Pekin also argues that
the court erred in declining to hold Kenneth liable to Pekin on a debt
subordination theory. The court
declined to apply that theory to this case after concluding that a leading case
in this area, Gelatt v. DeDakis, 77 Wis.2d 578, 254 N.W.2d 171
(1977), was distinguishable. We agree
with the circuit court that Gelatt does not apply to this case.
Gelatt
involved an attempt to subordinate a shareholder's claim to that of other general
creditors of an insolvent corporation.
In Consumer's Co‑op, the court noted that
"[w]hile the doctrines of subordination and piercing the corporate veil
are conceptually distinct, there are congruencies between the theory justifying
subordination of a loan and piercing the corporate veil, to the extent that
both concepts arise from the notion that there exists a minimal proprietary
risk which should be borne by shareholders." Consumer's Co‑op, 142 Wis.2d at 477, 419
N.W.2d at 215. Both remedies deny
shareholders "the separate entity privilege" of a corporation. Id. at 478, 419 N.W.2d at 215
(quoted source omitted).
In Gelatt,
a trade creditor of an allegedly insolvent retail clothing business sought the
appointment of a receiver to administer assets pursuant to ch. 128, Stats.

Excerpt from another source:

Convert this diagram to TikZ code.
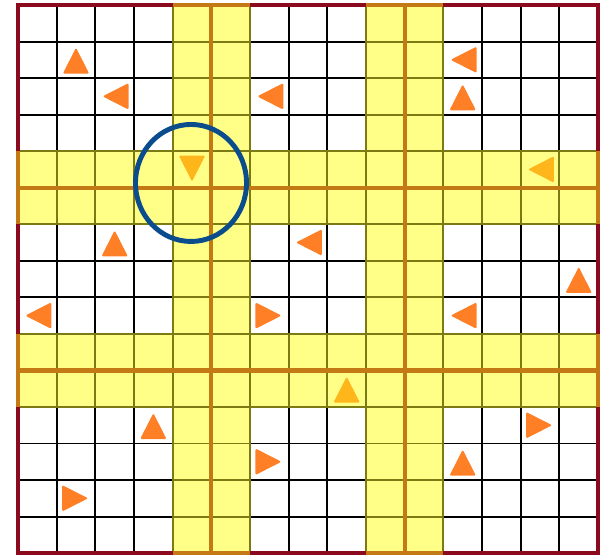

The receiver objected to a claim filed against the proceeds of a bulk
transfer of the corporation's assets by shareholders who had made loans to the
corporation. Gelatt, 77
Wis.2d at 582, 254 N.W.2d at 175. The
circuit court subordinated the shareholders' claims to the claims of other
general creditors because the shareholders' "loans" were more in the
nature of capital contributions. Id. One shareholder appealed. Id.
On review, the supreme
court noted that merely being an officer, director and/or shareholder who has
lent money to a corporation is not sufficient to permit subordination of a
claim. Id. at 602, 254
N.W.2d at 185. Subordination is
intended to prevent the transfer to outside general creditors of risks properly
borne by equity capital. Id.
at 608, 254 N.W.2d at 188. This is
particularly true where the corporation was undercapitalized. Id. at 607-08, 254 N.W.2d at
187-88. However, if a corporation has
been adequately capitalized, "the shareholders have assumed an appropriate
proprietary risk for the nature of the business involved, and the law has not
required more." Id.
at 608, 254 N.W.2d at 188. In Gelatt,
the supreme court reversed the trial court's decision to subordinate the
shareholder's loans on the ground that the corporation was adequately
capitalized. Id. at 610,
254 N.W.2d at 189.
In this case, the trial
court found that the corporation was adequately capitalized and that the
financial reverses it suffered resulted from outside business losses, not from
any improper conduct on behalf of the shareholders. Therefore, the factual basis for subordination is not present even
if we were to conclude that Gelatt applies to this case. See id. at 611, 254 N.W.2d at
189.
Finally, Pekin argues
that the Fullers should be personally liable as directors of the corporation
for authorizing and participating in a breach of contract between the
corporation and Pekin. A corporate
officer can be held personally liable for procuring, causing or authorizing a
breach of contract by the corporation. Sprecher
v. Weston's Bar, Inc., 78 Wis.2d 26, 39-40, 253 N.W.2d 493, 499
(1977). An improper motive on behalf of
the corporate officer must be shown. Id.
at 41, 253 N.W.2d at 500.
Pekin argues that the
evidence shows that the Fullers did not have a proper motive when they declined
to pay the premiums owed to Pekin. The
trial court did not ascribe an improper motive to the Fullers. The inferences drawn by the trial court are
not clearly erroneous.
By the Court.—Judgment
affirmed.
This opinion will not be
published. See Rule 809.23(1)(b)5, Stats.
[2] Pekin challenges the circuit court's decision. Accordingly, Pekin was required to include in its appendix to its appellant's brief the court's oral ruling in this matter. See Rule 809.19(2), Stats. In the future, counsel shall include such materials in the appendix as required by the rule. Failure to do so may result in the imposition of sanctions on counsel.